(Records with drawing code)
* * *
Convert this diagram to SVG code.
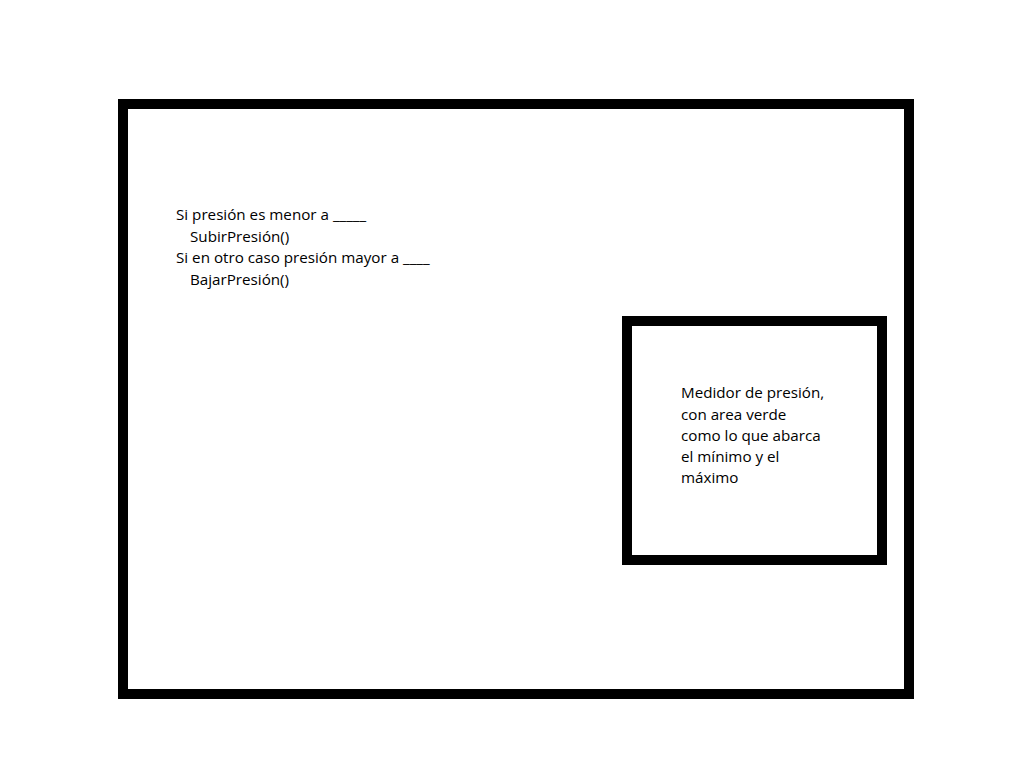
<svg xmlns="http://www.w3.org/2000/svg" width="1024" height="768" viewBox="0 0 1024 768">
<style>
.box{fill:none;stroke:#000;stroke-width:10}
.t{font-family:"Open Sans","Noto Sans","DejaVu Sans",sans-serif;font-size:15.2px;fill:#000}
</style>
<rect x="0" y="0" width="1024" height="768" fill="#fff"/>
<g id="controller">
<rect class="box" x="123" y="104" width="786" height="590"/>
<text class="t">
<tspan x="176" y="220">Si presión es menor a _____</tspan>
<tspan x="190" y="241.5">SubirPresión()</tspan>
<tspan x="176" y="263">Si en otro caso presión mayor a ____</tspan>
<tspan x="190" y="284.5">BajarPresión()</tspan>
</text>
</g>
<g id="gauge">
<rect class="box" x="627" y="321" width="255" height="239"/>
<text class="t">
<tspan x="681" y="398">Medidor de presión,</tspan>
<tspan x="681" y="419.5">con area verde</tspan>
<tspan x="681" y="441">como lo que abarca</tspan>
<tspan x="681" y="462">el mínimo y el</tspan>
<tspan x="681" y="483">máximo</tspan>
</text>
</g>
<g id="connectors"/>
</svg>
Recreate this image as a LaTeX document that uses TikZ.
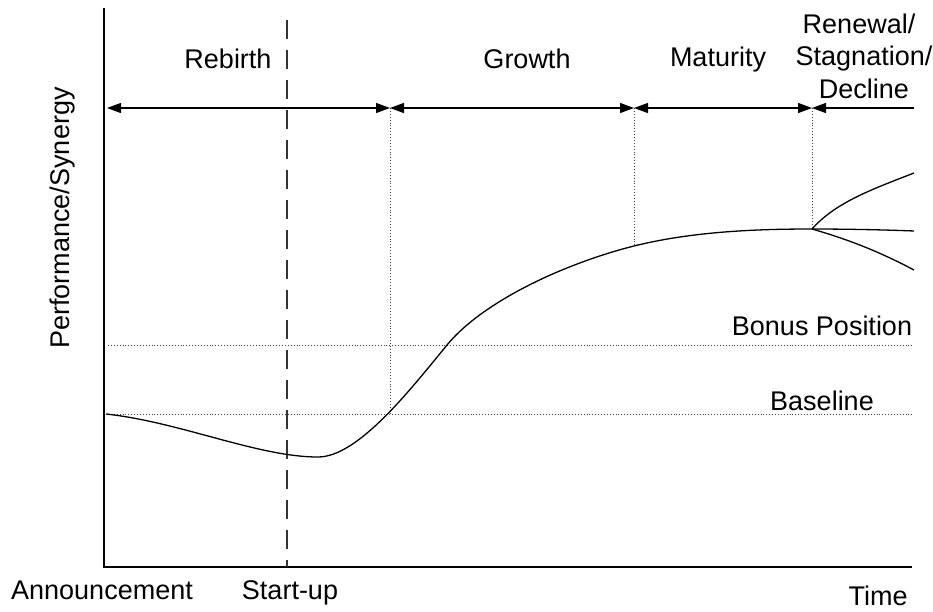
\documentclass[tikz,border=0pt]{standalone}
\usepackage{fontspec}
\setmainfont{Liberation Sans}
\usetikzlibrary{arrows.meta}
\begin{document}
\begin{tikzpicture}[x=1pt,y=-1pt,
  axis/.style={line width=1.4pt},
  curve/.style={line width=1.3pt},
  guide/.style={line width=0.9pt, dotted, black!75},
  phase/.style={line width=1.3pt},
  lbl/.style={font=\fontsize{27}{32}\selectfont, inner sep=0pt, anchor=base}]
\useasboundingbox (0,0) rectangle (933,611);
% key points
\coordinate (O) at (104,567);
\coordinate (Ytop) at (104,8);
\coordinate (Xend) at (912,567);
\coordinate (p0) at (107,108);
\coordinate (p1) at (390,108);
\coordinate (p2) at (634,108);
\coordinate (p3) at (812,108);
\coordinate (p4) at (914,108);
\coordinate (s0) at (287,20);
\coordinate (s1) at (287,567);
\coordinate (c0) at (106,414);
\coordinate (cmin) at (318,457);
\coordinate (cmid) at (447,345);
\coordinate (c1) at (390,414);
\coordinate (c2) at (634,246);
\coordinate (c3) at (812,229);
\coordinate (eUp) at (914,173);
\coordinate (eFlat) at (914,231);
\coordinate (eDown) at (914,270);
\coordinate (bL) at (108,414);
\coordinate (bR) at (914,414);
\coordinate (bpL) at (108,345);
\coordinate (bpR) at (914,345);
% axes
\draw[axis] (Ytop) -- (O) -- (Xend);
% guide lines
\draw[guide] (bpL) -- (bpR);
\draw[guide] (bL) -- (bR);
\draw[guide] (p1) -- (c1);
\draw[guide] (p2) -- (c2);
\draw[guide] (p3) -- (c3);
% start-up dashed
\draw[line width=1.3pt, black!80, dash pattern=on 19pt off 11pt] (s0) -- (s1);
% phase arrows
\draw[phase, {Triangle[length=14pt,width=10pt]}-{Triangle[length=14pt,width=10pt]}] (p0) -- (p1);
\draw[phase, {Triangle[length=14pt,width=10pt]}-{Triangle[length=14pt,width=10pt]}] (p1) -- (p2);
\draw[phase, {Triangle[length=14pt,width=10pt]}-{Triangle[length=14pt,width=10pt]}] (p2) -- (p3);
\draw[phase, {Triangle[length=14pt,width=10pt]}-] (p3) -- (p4);
% performance curve
\draw[curve] (c0) .. controls (180,422) and (258,457) .. (cmin)
  .. controls (358,457) and (410,390) .. (cmid)
  .. controls (485,299) and (570,262) .. (c2)
  .. controls (694,231) and (760,229) .. (c3);
\draw[curve] (c3) .. controls (835,203) and (870,190) .. (eUp);
\draw[curve] (c3) .. controls (850,229) and (890,230) .. (eFlat);
\draw[curve] (c3) .. controls (850,240) and (880,252) .. (eDown);
% labels
\node[lbl] (rebirth) at (228,68) {Rebirth};
\node[lbl] (growth) at (527,68) {Growth};
\node[lbl] (maturity) at (718,66) {Maturity};
\node[lbl] (renewal) at (859,33) {Renewal/};
\node[lbl] (stagnation) at (864,65) {Stagnation/};
\node[lbl] (decline) at (864,98) {Decline};
\node[lbl] (bonus) at (822,335) {Bonus Position};
\node[lbl] (baseline) at (822,410) {Baseline};
\node[lbl] (announce) at (102,599) {Announcement};
\node[lbl] (startup) at (290,599) {Start-up};
\node[lbl] (time) at (878,605) {Time};
\node[lbl, anchor=center, rotate=90] (perf) at (63,218) {Performance/Synergy};
\end{tikzpicture}
\end{document}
* * *
WHAT THE EXERCISE ASKS: Repeat each record exactly as shown above, dropping all images.

SOLVED EXERCISE:
Convert this diagram to SVG code.
<svg xmlns="http://www.w3.org/2000/svg" width="1024" height="768" viewBox="0 0 1024 768">
<style>
.box{fill:none;stroke:#000;stroke-width:10}
.t{font-family:"Open Sans","Noto Sans","DejaVu Sans",sans-serif;font-size:15.2px;fill:#000}
</style>
<rect x="0" y="0" width="1024" height="768" fill="#fff"/>
<g id="controller">
<rect class="box" x="123" y="104" width="786" height="590"/>
<text class="t">
<tspan x="176" y="220">Si presión es menor a _____</tspan>
<tspan x="190" y="241.5">SubirPresión()</tspan>
<tspan x="176" y="263">Si en otro caso presión mayor a ____</tspan>
<tspan x="190" y="284.5">BajarPresión()</tspan>
</text>
</g>
<g id="gauge">
<rect class="box" x="627" y="321" width="255" height="239"/>
<text class="t">
<tspan x="681" y="398">Medidor de presión,</tspan>
<tspan x="681" y="419.5">con area verde</tspan>
<tspan x="681" y="441">como lo que abarca</tspan>
<tspan x="681" y="462">el mínimo y el</tspan>
<tspan x="681" y="483">máximo</tspan>
</text>
</g>
<g id="connectors"/>
</svg>
Recreate this image as a LaTeX document that uses TikZ.
\documentclass[tikz,border=0pt]{standalone}
\usepackage{fontspec}
\setmainfont{Liberation Sans}
\usetikzlibrary{arrows.meta}
\begin{document}
\begin{tikzpicture}[x=1pt,y=-1pt,
  axis/.style={line width=1.4pt},
  curve/.style={line width=1.3pt},
  guide/.style={line width=0.9pt, dotted, black!75},
  phase/.style={line width=1.3pt},
  lbl/.style={font=\fontsize{27}{32}\selectfont, inner sep=0pt, anchor=base}]
\useasboundingbox (0,0) rectangle (933,611);
% key points
\coordinate (O) at (104,567);
\coordinate (Ytop) at (104,8);
\coordinate (Xend) at (912,567);
\coordinate (p0) at (107,108);
\coordinate (p1) at (390,108);
\coordinate (p2) at (634,108);
\coordinate (p3) at (812,108);
\coordinate (p4) at (914,108);
\coordinate (s0) at (287,20);
\coordinate (s1) at (287,567);
\coordinate (c0) at (106,414);
\coordinate (cmin) at (318,457);
\coordinate (cmid) at (447,345);
\coordinate (c1) at (390,414);
\coordinate (c2) at (634,246);
\coordinate (c3) at (812,229);
\coordinate (eUp) at (914,173);
\coordinate (eFlat) at (914,231);
\coordinate (eDown) at (914,270);
\coordinate (bL) at (108,414);
\coordinate (bR) at (914,414);
\coordinate (bpL) at (108,345);
\coordinate (bpR) at (914,345);
% axes
\draw[axis] (Ytop) -- (O) -- (Xend);
% guide lines
\draw[guide] (bpL) -- (bpR);
\draw[guide] (bL) -- (bR);
\draw[guide] (p1) -- (c1);
\draw[guide] (p2) -- (c2);
\draw[guide] (p3) -- (c3);
% start-up dashed
\draw[line width=1.3pt, black!80, dash pattern=on 19pt off 11pt] (s0) -- (s1);
% phase arrows
\draw[phase, {Triangle[length=14pt,width=10pt]}-{Triangle[length=14pt,width=10pt]}] (p0) -- (p1);
\draw[phase, {Triangle[length=14pt,width=10pt]}-{Triangle[length=14pt,width=10pt]}] (p1) -- (p2);
\draw[phase, {Triangle[length=14pt,width=10pt]}-{Triangle[length=14pt,width=10pt]}] (p2) -- (p3);
\draw[phase, {Triangle[length=14pt,width=10pt]}-] (p3) -- (p4);
% performance curve
\draw[curve] (c0) .. controls (180,422) and (258,457) .. (cmin)
  .. controls (358,457) and (410,390) .. (cmid)
  .. controls (485,299) and (570,262) .. (c2)
  .. controls (694,231) and (760,229) .. (c3);
\draw[curve] (c3) .. controls (835,203) and (870,190) .. (eUp);
\draw[curve] (c3) .. controls (850,229) and (890,230) .. (eFlat);
\draw[curve] (c3) .. controls (850,240) and (880,252) .. (eDown);
% labels
\node[lbl] (rebirth) at (228,68) {Rebirth};
\node[lbl] (growth) at (527,68) {Growth};
\node[lbl] (maturity) at (718,66) {Maturity};
\node[lbl] (renewal) at (859,33) {Renewal/};
\node[lbl] (stagnation) at (864,65) {Stagnation/};
\node[lbl] (decline) at (864,98) {Decline};
\node[lbl] (bonus) at (822,335) {Bonus Position};
\node[lbl] (baseline) at (822,410) {Baseline};
\node[lbl] (announce) at (102,599) {Announcement};
\node[lbl] (startup) at (290,599) {Start-up};
\node[lbl] (time) at (878,605) {Time};
\node[lbl, anchor=center, rotate=90] (perf) at (63,218) {Performance/Synergy};
\end{tikzpicture}
\end{document}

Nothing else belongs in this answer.